“The present competitive organization of society does a great deal to foster the worst elements in human nature.” -Bertrand Russell
By Repatriado
HAVANA TIMES – The Thatcher-Reagan era sped up a process of wealth concentration that had never stopped, but it hadn’t been too noteworthy while annual economic growth was high.
As economic growth slowed down (which was to be expected because of the loss of competitive advantages between developed nations), this concentration of wealth has an effect on the large masses by reducing their purchasing power.
However, today, these majorities no longer accept this structural inequality with the same naturalness they did in previous centuries, even though they are unsure of what to do about it.
Democratic, developed countries today are growing at less than 2% per year and great fortunes continue to grow more than wages. Stiglitz, Amartya Sen and Pikkety warn that we are reaching levels of inequality similar to those that existed at the beginning of the 20th century, which were only reduced by world wars, the stock market crash in 1929 that led to the Great Depression and distribution policies of the post-war era, which were experimented in the New Deal.
In relative terms, a super-rich person today is just as wealthy as someone in the 19th century (Carnegie was as rich as Amancio Ortega is today), but workers today are infinitely better off than workers in the 19th century and this has been thanks to the evolution of democratic systems within capitalism.
I believe that the greatest problem with inequality isn’t that a select few have too much, but instead the level of political influence they hold in a representative regime, which will pervert the very essence of democracy, if it continues to grow, like it is today. And if we lose democracy, then social advances won’t continue, there might even be a regression.

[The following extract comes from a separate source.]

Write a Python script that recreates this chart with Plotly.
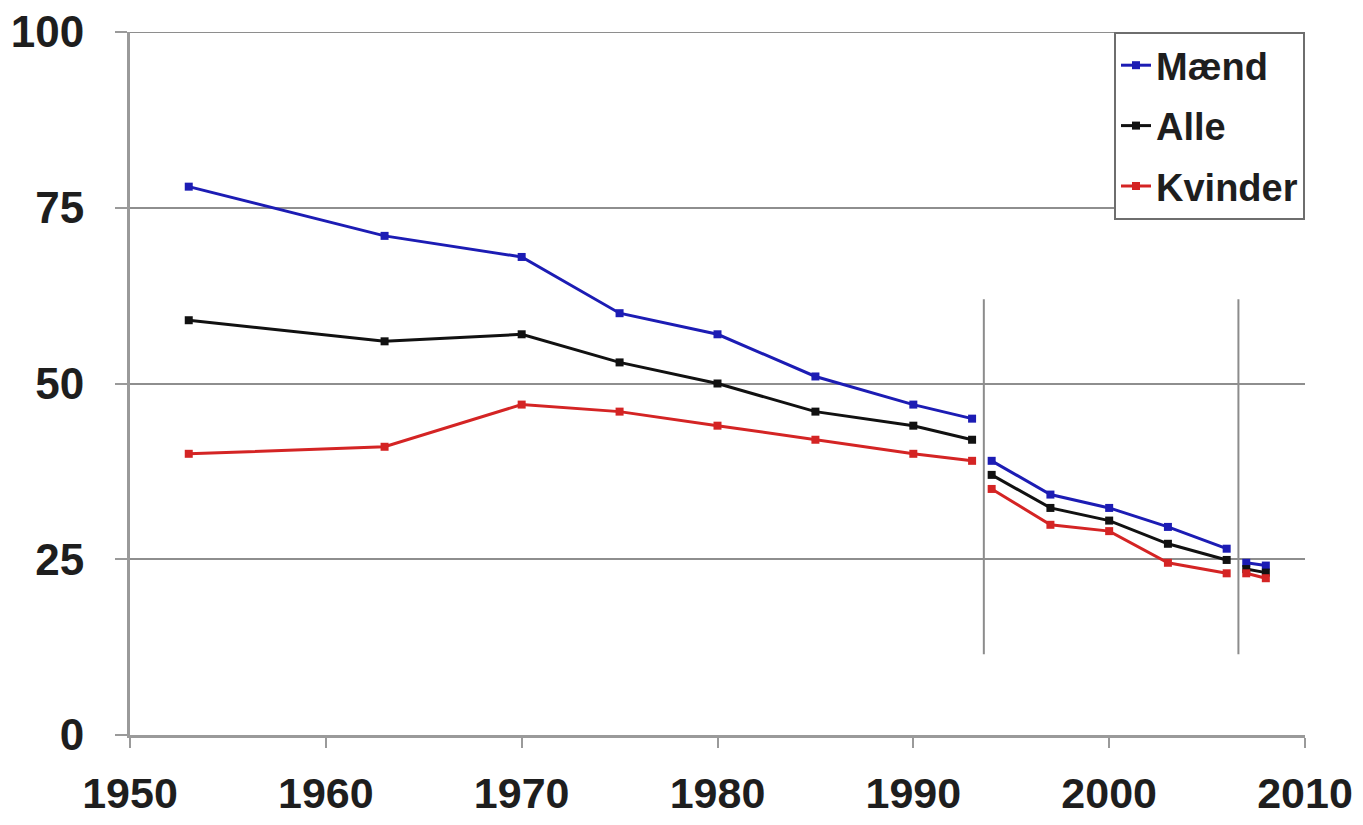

Cuba is an example of the dangers of the extreme concentration of national wealth and a good study case of how this concentration eats away at the vitality of society.
Here in Cuba, this hasn’t happened as a result of the systemic route that normally takes several generations and which experts warn us about, but as a result of a micro-faction of no more than 10 people, less than 0.000001% who took over the entire country’s wealth using a shortcut called “Revolution”, without changing capitalist relations of production in the slightest, which were maintained and vigorously defended by this 0.000001%.
However, how this hyper-concentration of wealth came about is irrelevant to us analyzing its consequences for democratic life.
With this polarization of resources, straying from the path of creating a democracy, that we had been building on the island with steps forwards and backwards, was inevitable. No person or group that concentrates such power will hand it over. On the contrary, they become the guardians of a system that they make sacred (the irrevocable and non-negotiable nature of socialism).
In Cuba’s case, the 0.000001% are using Communist ideology, and the totalitarianism that this gives birth to, as their best tool and hypnotic illusion to maintain the status quo, much like the machines did in that famous movie “The Matrix”.
In Cuba’s case, this illusion vanished when the Cuban people understood (even though they might not be able to verbalize it) that social property is in fact the Government and the Government is this untouchable 0.000001%, so they are working for a single and almighty grand owner who takes everything they produce.
The Cuban case ceases to be useful in this regard because even though this reality undermines labor productivity and leads to chaos and widespread poverty, the ruling 0.000001% has prevented absolute material indigence and managed to keep their regime in power, via vital transfusions of resources they received from the USSR and Venezuela with temporary political alliances, but just imagine if the entire world had Cuba’s system… who would save us? Aliens?
Capitalism has proven that it can’t regulate itself, its tendency to concentrate wealth is innate to its functioning, both Ricardo and Marx saw this as clear as the light of day. As Cuba has proven, this concentration ends up stifling democracy and, as a result, the social advances made in the last 150 years by and for humanity.
Up until now, only the combination of democracy and a market economy has worked. This combination might need substantial improvements, but we have to recognize how much life has improved since the time of Balzac or Dickens.
Let’s not let the world become a big Cuba then. Remember, we won’t have anyone to save us.